New Zealand grazing optimises grass use
Adopting a New Zealand-style grazing system is providing optimum use of grass on a Scottish hill farm.
Grazing 180 ewes with twin lambs on an area 40m x 40m may sound extreme, but it’s part of an ongoing evaluation of rotational grazing systems under way at the Welsh family’s farm near Biggar, Peeblesshire.
The “cell” grazing system, which is similar to rotational grazing but is more intensive and involves more paddocks or ‘cells’, is being run alongside rotational grazing on blocks of 3-4ha.
The system is providing sheep with a daily intake of high-quality grass and then allowing the pasture the optimum opportunity to recover in preparation for its next “mob” grazing about 18 days later.
Tom Welsh, who farms with his parents Sandy and Ann, runs 900 hill ewes. Most are now easy care wool-shedding crosses bred up from Scottish Blackface, with about 700 of the ewes performance recorded.
After spending two years in New Zealand, Tom Welsh returned home in 2008 and was keen to try rotational grazing. “We wanted a grazing system to give us greater control of the way we managed the grass. We needed to hit it hard and prevent areas getting away and losing feed quality,” says Mr Welsh.
“No matter how you graze a field in May and June, you get good-quality grass and plenty of it at the start of the summer, but how a field is grazed in the early season impacts on the quality available in July and August. Rotational grazing boosts the quality of grass in late summer. It’s better quality and there’s more of it over a longer grazing period,” he says.
Rotational grazing
The current system is based on field sizes ranging from 1-10ha, with electric fencing used to divide larger fields. Although stocking rates and the length of time ewes remain on a particular area depends on the amount of grass available, a typical scenario after lambing would see 200 ewes and lambs on a 4ha field for perhaps two days – and then moved on.
“As the summer progresses and grass growth is faster, we could have the same number of sheep in a 4ha field for up to 10 days. It’s a system that doesn’t have hard and fast rules; you just have to be aware of the amount of grass being grazed at the time and what’s in front of the flock. Adjustments to the rotation are made accordingly to maintain the quality of grass provided for the sheep.”
Mr Welsh says it’s surprising how many sheep are needed on a particular area to enable them to graze it sufficiently well enough and to make the best use of the grass available.
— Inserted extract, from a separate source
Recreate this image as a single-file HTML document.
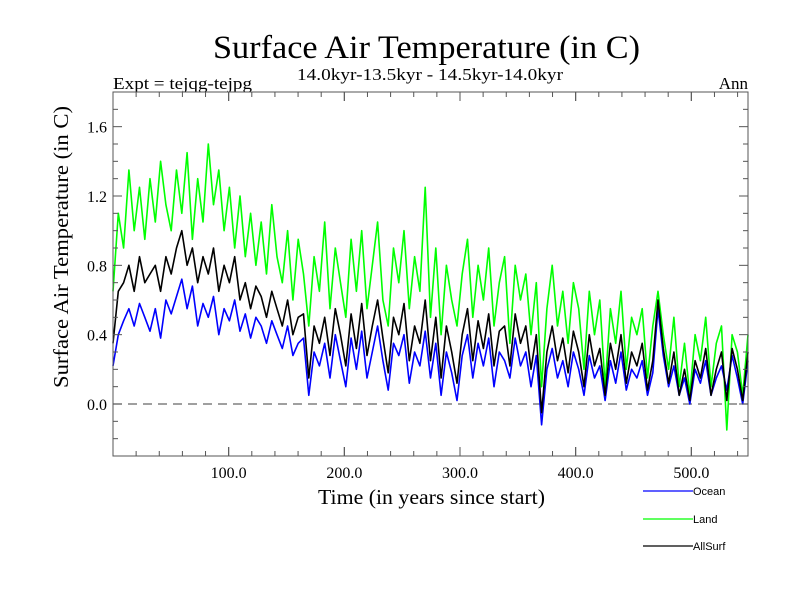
<!DOCTYPE html>
<html><head><meta charset="utf-8"><style>
body{margin:0;background:#fff}
svg text{font-family:"Liberation Serif",serif}
</style></head><body>
<svg id="c" width="800" height="600" xmlns="http://www.w3.org/2000/svg">
<rect width="800" height="600" fill="#fff"/>
<text x="213" y="58" font-size="33" textLength="427" lengthAdjust="spacingAndGlyphs">Surface Air Temperature (in C)</text>
<text x="297" y="80" font-size="17" textLength="266" lengthAdjust="spacingAndGlyphs">14.0kyr-13.5kyr - 14.5kyr-14.0kyr</text>
<text x="113" y="89" font-size="17" textLength="139" lengthAdjust="spacingAndGlyphs">Expt = tejqg-tejpg</text>
<text x="748" y="89" font-size="17" text-anchor="end">Ann</text>
<text transform="translate(68,388) rotate(-90)" font-size="21" textLength="282" lengthAdjust="spacingAndGlyphs">Surface Air Temperature (in C)</text>
<text x="318" y="504" font-size="21" textLength="227" lengthAdjust="spacingAndGlyphs">Time (in years since start)</text>
<g id="plot"></g>
<g>
<line x1="643" y1="491" x2="693" y2="491" stroke="#0000ff" stroke-width="1.3"/>
<text x="693" y="495" font-size="11" style="font-family:'Liberation Sans',sans-serif">Ocean</text>
<line x1="643" y1="519" x2="693" y2="519" stroke="#00ff00" stroke-width="1.3"/>
<text x="693" y="523" font-size="11" style="font-family:'Liberation Sans',sans-serif">Land</text>
<line x1="643" y1="546" x2="693" y2="546" stroke="#000" stroke-width="1.3"/>
<text x="693" y="550" font-size="11" style="font-family:'Liberation Sans',sans-serif">AllSurf</text>
</g>
</svg>
<script>
const ocean=[0.22,0.40,0.48,0.55,0.45,0.58,0.50,0.42,0.55,0.38,0.60,
0.52,0.62,0.72,0.55,0.68,0.45,0.58,0.50,0.62,0.40,0.55,
0.48,0.60,0.42,0.52,0.38,0.50,0.45,0.35,0.48,0.40,0.32,
0.45,0.28,0.35,0.38,0.05,0.30,0.22,0.35,0.15,0.40,0.25,
0.10,0.38,0.20,0.42,0.15,0.30,0.45,0.25,0.08,0.35,0.28,
0.40,0.12,0.30,0.22,0.42,0.15,0.35,0.05,0.30,0.18,0.02,
0.28,0.40,0.15,0.35,0.22,0.38,0.10,0.30,0.25,0.15,0.38,
0.22,0.30,0.10,0.28,-0.12,0.20,0.32,0.15,0.25,0.10,0.30,
0.20,0.05,0.28,0.15,0.22,0.02,0.25,0.12,0.30,0.08,0.20,
0.15,0.25,0.05,0.18,0.55,0.28,0.10,0.22,0.05,0.15,0.00,
0.20,0.12,0.25,0.05,0.15,0.22,0.08,0.28,0.15,0.00,0.25];
const land=[0.65,1.10,0.90,1.35,1.00,1.25,0.95,1.30,1.05,1.40,1.15,
1.00,1.35,1.10,1.45,0.95,1.30,1.05,1.50,1.15,1.35,1.00,
1.25,0.90,1.20,0.85,1.10,0.80,1.05,0.75,1.15,0.85,0.70,
1.00,0.60,0.95,0.75,0.45,0.85,0.65,1.05,0.55,0.90,0.70,
0.50,0.95,0.65,1.00,0.55,0.80,1.05,0.60,0.45,0.90,0.70,
1.00,0.55,0.85,0.65,1.25,0.50,0.90,0.40,0.80,0.60,0.45,
0.75,0.95,0.50,0.80,0.60,0.90,0.45,0.70,0.85,0.35,0.80,
0.60,0.75,0.40,0.70,0.10,0.55,0.80,0.45,0.65,0.35,0.70,
0.55,0.20,0.65,0.40,0.60,0.10,0.55,0.35,0.65,0.20,0.50,
0.40,0.55,0.15,0.45,0.65,0.40,0.20,0.50,0.10,0.35,0.05,
0.40,0.25,0.50,0.10,0.35,0.45,-0.15,0.40,0.30,0.05,0.40];
const allsurf=[0.35,0.65,0.70,0.80,0.65,0.85,0.70,0.75,0.80,0.65,0.85,
0.75,0.90,1.00,0.80,0.90,0.70,0.85,0.75,0.90,0.65,0.80,
0.70,0.85,0.60,0.70,0.55,0.68,0.62,0.50,0.65,0.55,0.45,
0.60,0.40,0.50,0.52,0.15,0.45,0.35,0.50,0.28,0.55,0.40,
0.22,0.52,0.32,0.58,0.28,0.45,0.60,0.38,0.18,0.50,0.40,
0.58,0.25,0.45,0.35,0.60,0.25,0.50,0.15,0.45,0.30,0.12,
0.40,0.55,0.25,0.48,0.32,0.52,0.22,0.42,0.45,0.22,0.52,
0.35,0.45,0.20,0.40,-0.05,0.30,0.45,0.25,0.38,0.18,0.42,
0.30,0.10,0.40,0.22,0.32,0.05,0.35,0.20,0.40,0.12,0.30,
0.22,0.35,0.08,0.25,0.60,0.32,0.12,0.30,0.05,0.20,0.02,
0.25,0.15,0.32,0.05,0.20,0.30,0.02,0.32,0.20,0.02,0.30];
const yTicks=[0.0,0.4,0.8,1.2,1.6];
const yTickLabels=["0.0","0.4","0.8","1.2","1.6"];
const xTicks=[100,200,300,400,500];
const xTickLabels=["100.0","200.0","300.0","400.0","500.0"];
const startYear=0, endYear=549;

const L=113,R=748,T=92,B=456,ymin=-0.3,ymax=1.8;
const X=v=>L+(v-startYear)/(endYear-startYear)*(R-L);
const Y=v=>B-(v-ymin)/(ymax-ymin)*(B-T);
const NS='http://www.w3.org/2000/svg';
const g=document.getElementById('plot');
function mk(t,a){const e=document.createElementNS(NS,t);for(const k in a)e.setAttribute(k,a[k]);g.appendChild(e);return e;}
let z=mk('line',{x1:L,x2:R,y1:Y(0),y2:Y(0),stroke:'#666','stroke-width':1.2,'stroke-dasharray':'9,6'});


function series(arr,color,name){
  const n=arr.length;
  const d=arr.map((v,i)=>(i?'L':'M')+X(startYear+i*(endYear-startYear)/(n-1)).toFixed(1)+','+Y(v).toFixed(1)).join('');
  const p=mk('path',{d:d,fill:'none',stroke:color,'stroke-width':1.6,'stroke-linejoin':'round'});
  
  
}
series(land,'#00ff00','land-series');
series(ocean,'#0000ff','ocean-series');
series(allsurf,'#000000','allsurf-series');
let f=mk('rect',{x:L,y:T,width:R-L,height:B-T,fill:'none',stroke:'#555','stroke-width':1});


for(let v=-0.2;v<=1.75;v+=0.1){
  const vv=Math.round(v*10)/10;
  const major=yTicks.some(t=>Math.abs(t-vv)<1e-6);
  const len=major?9:5;
  mk('line',{x1:L,x2:L+len,y1:Y(vv),y2:Y(vv),stroke:'#555'});
  mk('line',{x1:R,x2:R-len,y1:Y(vv),y2:Y(vv),stroke:'#555'});
}
yTicks.forEach((v,i)=>{
  const t=mk('text',{x:L-6,y:Y(v)+6,'font-size':16,'text-anchor':'end'});
  t.textContent=yTickLabels[i];
  
  
});
for(let v=20;v<endYear;v+=20){
  const len=(v%100===0)?9:5;
  mk('line',{x1:X(v),x2:X(v),y1:B,y2:B-len,stroke:'#555'});
  mk('line',{x1:X(v),x2:X(v),y1:T,y2:T+len,stroke:'#555'});
}
xTicks.forEach((v,i)=>{
  mk('line',{x1:X(v),x2:X(v),y1:B,y2:B-9,stroke:'#555'});
  mk('line',{x1:X(v),x2:X(v),y1:T,y2:T+9,stroke:'#555'});
  const t=mk('text',{x:X(v),y:B+22,'font-size':16,'text-anchor':'middle'});
  t.textContent=xTickLabels[i];
  
  
});
</script>
</body></html>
“Rotational grazing is providing sheep with fresh grass and not grass that another sheep has just grazed. A conventional set-stocked system lets sheep selectively graze the sweetest and fastest-growing plants – in other words the most productive – leaving behind a lot of grass of poorer quality. The rotational system ensures all species are eaten down so the highly digestible grasses get a chance to out-compete the weed grasses.”
Cell grazing
The “cell” grazing system is being tried for the first time this year on an 8ha field that was direct-drilled with Italian ryegrass last summer and then set-stocked. But sheep were taking out the ryegrass and not the hill grasses.
“We wanted to graze this block more intensively so we’re using electric fencing to create restricted areas of grazing – which have been as tight as 40m x 40m carrying 180 ewes and twin lambs. This was to hit the grass which was getting up to almost knee height.”
The mob is shifted daily, taking about an hour including moving fences and water troughs. The cell-grazed field is currently stocked at 9.5 ewes an acre, but has been up to 12 ewes an acre. The rest of the farm is stocked at 6-7 ewes an acre.
While the allocated area is left totally bare by the sheep at the end of each day, within three days the pasture is re-generating with “bright green shoots”.
“It’s showing just how much regrowth is being grazed even when we are rotating on a three- or four-day system. Moving sheep daily avoids depleting the grasses’ reserves and so enables optimum recovery once the sheep have been taken off.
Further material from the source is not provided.